In 2011 Kirkeby participates in another Greenland-expedition lead by geologist Minik Rossing. This time the expedition travels by wood-schooner Activ to the island Ella in Eastern Greenland. In the same year Kirkeby receives the artist award from the Royal Academy of Arts in London. In the following years there is a series of international separate exhibitions in Kassel, Bruxelles, Washington, Brunswick, and Munich, among others. Kirkeby publishes his autobiography, Grønlandstekster [Greenland texts] in 2013. In 2015, film director Anne Regitze Wivel publishes the documentary Man Falling about Per Kirkeby’s struggle with the consequences of a brain injury that he sustained from a fall on the stairs in his house in Hellerup. In 2015 Kirkeby quits painting, but still works with graphics and sketching. In 2015 Museum Jorn shows a gigantic, retrospective exhibition, containing all of Kirkeby’s etchings under the exhibition title Museum Kirkeby.

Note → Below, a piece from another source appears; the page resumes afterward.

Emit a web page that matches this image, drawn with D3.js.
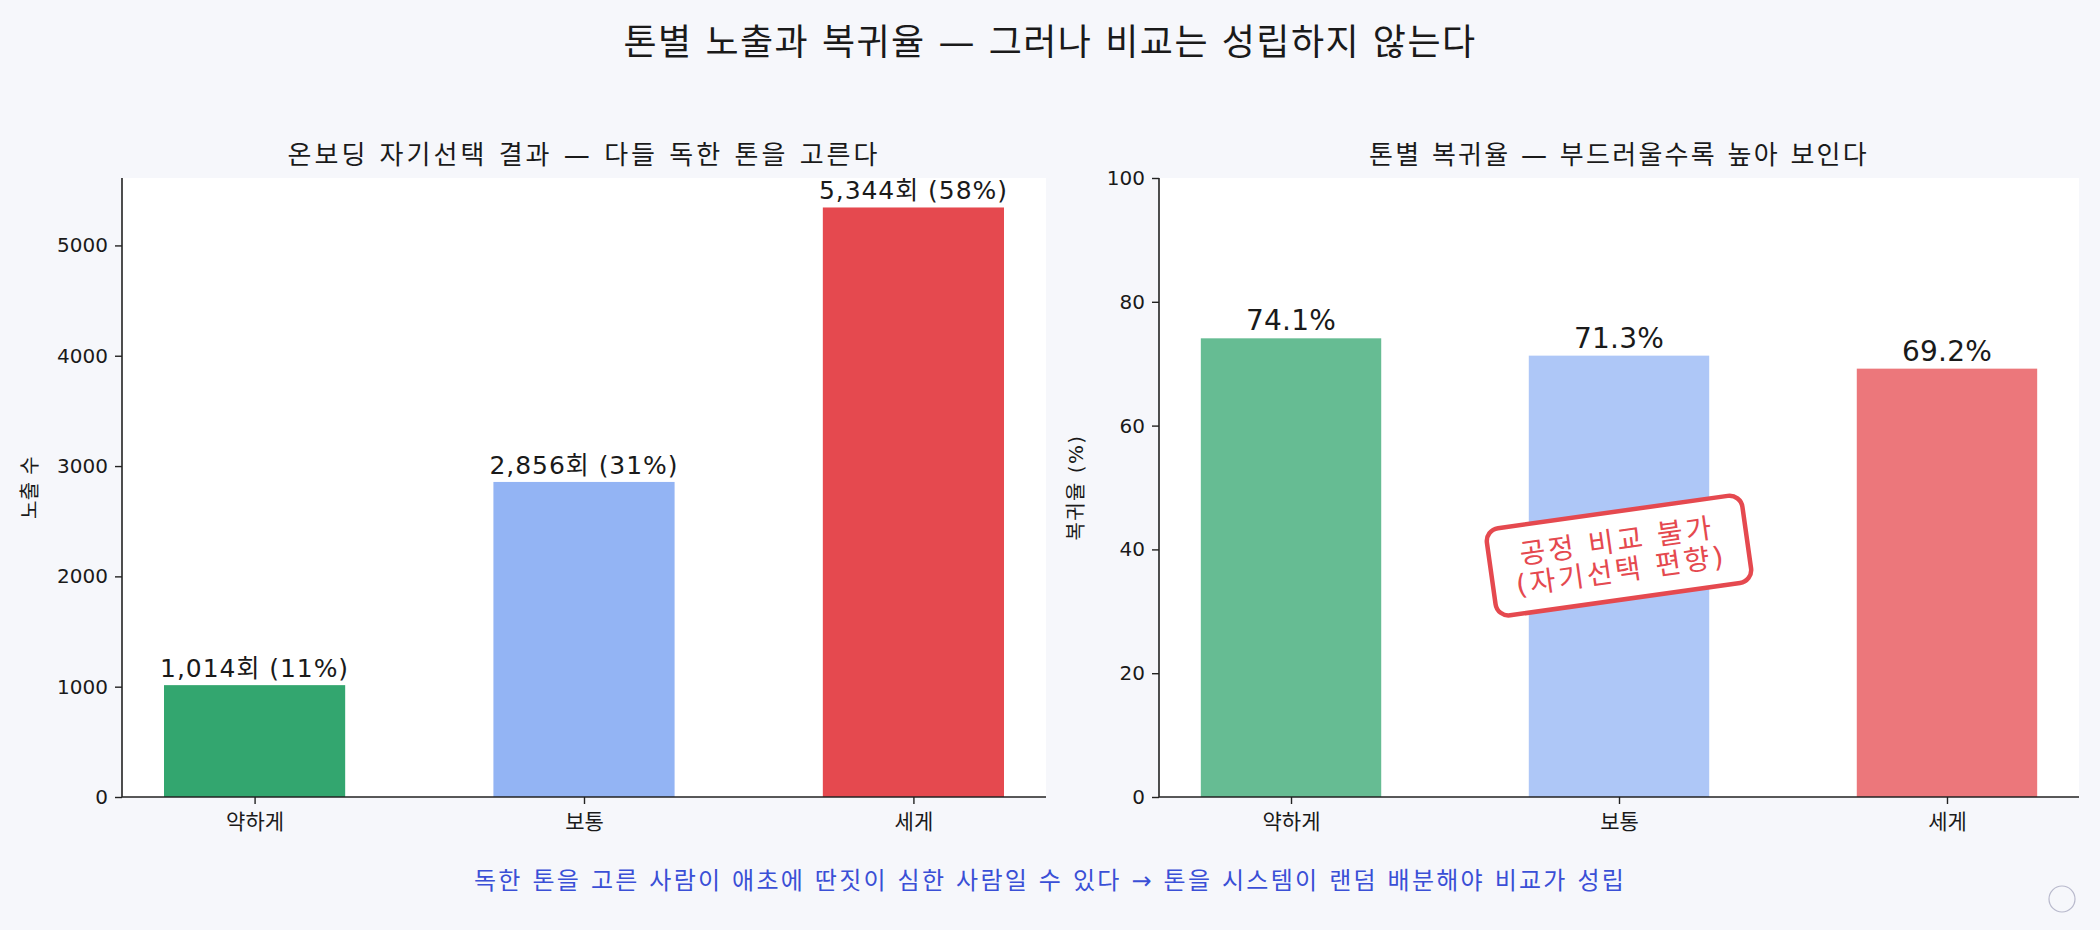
<!DOCTYPE html>
<html>
<head>
<meta charset="utf-8">
<script src="https://cdn.jsdelivr.net/npm/d3@7"></script>
<style>
  html, body { margin: 0; padding: 0; background: #f6f7fb; }
  svg text { font-family: "DejaVu Sans", "Noto Sans CJK KR", sans-serif; fill: #1a1a1a; }
</style>
</head>
<body>
<script>
// data
var tones = ['약하게', '보통', '세게'];
var exposures = [1014, 2856, 5344];
var shares = [11, 31, 58];
var returnRates = [74.1, 71.3, 69.2];
var toneColors = ['#33a66f', '#93b4f4', '#e5494f'];
var exposureTicks = [0, 1000, 2000, 3000, 4000, 5000];
var rateTicks = [0, 20, 40, 60, 80, 100];

var width = 2100, height = 930;
var svg = d3.select('body').append('svg').attr('width', width).attr('height', height);
svg.append('rect').attr('width', width).attr('height', height).attr('fill', '#f6f7fb');

// stretch a text to the width it has in the picture
function fit(sel, target) {
    sel.each(function () {
        var n = this.getNumberOfChars();
        var len = this.getComputedTextLength();
        d3.select(this).style('letter-spacing', ((target - len) / n) + 'px');
    });
}

// main title
svg.append('text').attr('x', 1050).attr('y', 55).attr('text-anchor', 'middle')
    .style('font-size', '36px').text('톤별 노출과 복귀율 — 그러나 비교는 성립하지 않는다')
    .call(fit, 853);

var plotTop = 178, plotBottom = 797;
var barW = 0.55;

function panel(o) {
    var x = d3.scaleLinear().domain([-barW / 2 - 0.1275, 2 + barW / 2 + 0.1275]).range([o.x0, o.x1]);
    var y = d3.scaleLinear().domain([0, o.yMax]).range([plotBottom, plotTop]);
    var g = svg.append('g');

    g.append('rect').attr('x', o.x0).attr('y', plotTop).attr('width', o.x1 - o.x0)
        .attr('height', plotBottom - plotTop).attr('fill', '#fff');

    g.selectAll('rect.bar').data(o.values).enter().append('rect')
        .attr('class', 'bar')
        .attr('x', function (d, i) { return x(i - barW / 2); })
        .attr('width', function (d, i) { return x(i + barW / 2) - x(i - barW / 2); })
        .attr('y', function (d) { return y(d); })
        .attr('height', function (d) { return plotBottom - y(d); })
        .attr('fill', function (d, i) { return toneColors[i]; })
        .attr('fill-opacity', o.opacity);

    g.selectAll('text.val').data(o.values).enter().append('text')
        .attr('class', 'val')
        .attr('x', function (d, i) { return x(i); })
        .attr('y', function (d) { return y(d) - 8; })
        .attr('text-anchor', 'middle')
        .style('font-size', o.labelSize + 'px')
        .text(o.label)
        .call(fit, o.labelWidth);

    var yAxis = g.append('g').attr('transform', 'translate(' + o.x0 + ',0)')
        .call(d3.axisLeft(y).tickValues(o.ticks).tickSize(7).tickPadding(7).tickFormat(d3.format('d')));
    var xAxis = g.append('g').attr('transform', 'translate(0,' + plotBottom + ')')
        .call(d3.axisBottom(x).tickValues([0, 1, 2]).tickSize(7).tickPadding(10)
            .tickFormat(function (i) { return tones[i]; }));
    [yAxis, xAxis].forEach(function (a) {
        a.selectAll('path').attr('stroke', '#222').attr('stroke-width', 1.6);
        a.selectAll('line').attr('stroke', '#222').attr('stroke-width', 1.4);
        a.selectAll('text').style('font-size', '20px').attr('fill', '#1a1a1a');
    });
    xAxis.selectAll('text').style('font-size', '21px');
    xAxis.select('path').attr('d', 'M' + o.x0 + ',0H' + o.x1);
    yAxis.select('path').attr('d', 'M0,' + plotBottom + 'V' + plotTop);

    g.append('text').attr('x', (o.x0 + o.x1) / 2).attr('y', 164).attr('text-anchor', 'middle')
        .style('font-size', '26px').text(o.title).call(fit, o.titleWidth);
    g.append('text')
        .attr('transform', 'translate(' + (o.x0 - o.ylabelOffset) + ',' + ((plotTop + plotBottom) / 2) + ') rotate(-90)')
        .attr('text-anchor', 'middle').style('font-size', '20px').text(o.ylabel)
        .call(fit, o.ylabelWidth);
    return { x: x, y: y };
}

panel({
    x0: 122, x1: 1046, values: exposures, yMax: 5344 * 1.05, ticks: exposureTicks,
    title: '온보딩 자기선택 결과 — 다들 독한 톤을 고른다', titleWidth: 593,
    ylabel: '노출 수', ylabelWidth: 63, ylabelOffset: 85, opacity: 1,
    label: function (d, i) { return d3.format(',')(d) + '회 (' + shares[i] + '%)'; },
    labelSize: 25, labelWidth: 189
});

var right = panel({
    x0: 1159, x1: 2079, values: returnRates, yMax: 100, ticks: rateTicks,
    title: '톤별 복귀율 — 부드러울수록 높아 보인다', titleWidth: 500,
    ylabel: '복귀율 (%)', ylabelWidth: 106, ylabelOffset: 76, opacity: 0.75,
    label: function (d) { return d.toFixed(1) + '%'; },
    labelSize: 28, labelWidth: 90
});

// stamp
var stamp = svg.append('g')
    .attr('transform', 'translate(' + right.x(1) + ',' + right.y(39) + ') rotate(-8)');
stamp.append('rect').attr('x', -129).attr('y', -44).attr('width', 258).attr('height', 88)
    .attr('rx', 13).attr('fill', '#fff').attr('stroke', '#e5494f').attr('stroke-width', 4.5);
stamp.selectAll('text').data(['공정 비교 불가', '(자기선택 편향)']).enter().append('text')
    .attr('x', 0).attr('y', function (d, i) { return -5 + i * 30; })
    .attr('text-anchor', 'middle').style('font-size', '28px').style('fill', '#e5494f')
    .text(function (d) { return d; })
    .each(function (d, i) { d3.select(this).call(fit, i ? 212 : 196); });

// footnote
svg.append('text').attr('x', 1050).attr('y', 889).attr('text-anchor', 'middle')
    .style('font-size', '24px').style('fill', '#3a4fd6')
    .text('독한 톤을 고른 사람이 애초에 딴짓이 심한 사람일 수 있다 → 톤을 시스템이 랜덤 배분해야 비교가 성립')
    .call(fit, 1152);

svg.append('circle').attr('cx', 2062).attr('cy', 899).attr('r', 13)
    .attr('fill', 'none').attr('stroke', '#b8b9cc').attr('stroke-width', 1.2);
</script>
</body>
</html>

Per Kirkeby lives and works in Hellerup, Copenhagen.

The Per Kirkeby Archive is transferred to Museum Jorn.
Per Kirkeby dies in his home in Hellerup on the 9th of May, 2018.

I don’t seek to make a post card landscape in nice edition with the most significant rockformations. It is in fact the smaller things that catch my attention. It is also a search. I try to see something in the landscape that I am observing. And I do it directly with the etching needle in hand. What I’m looking for even I don’t know.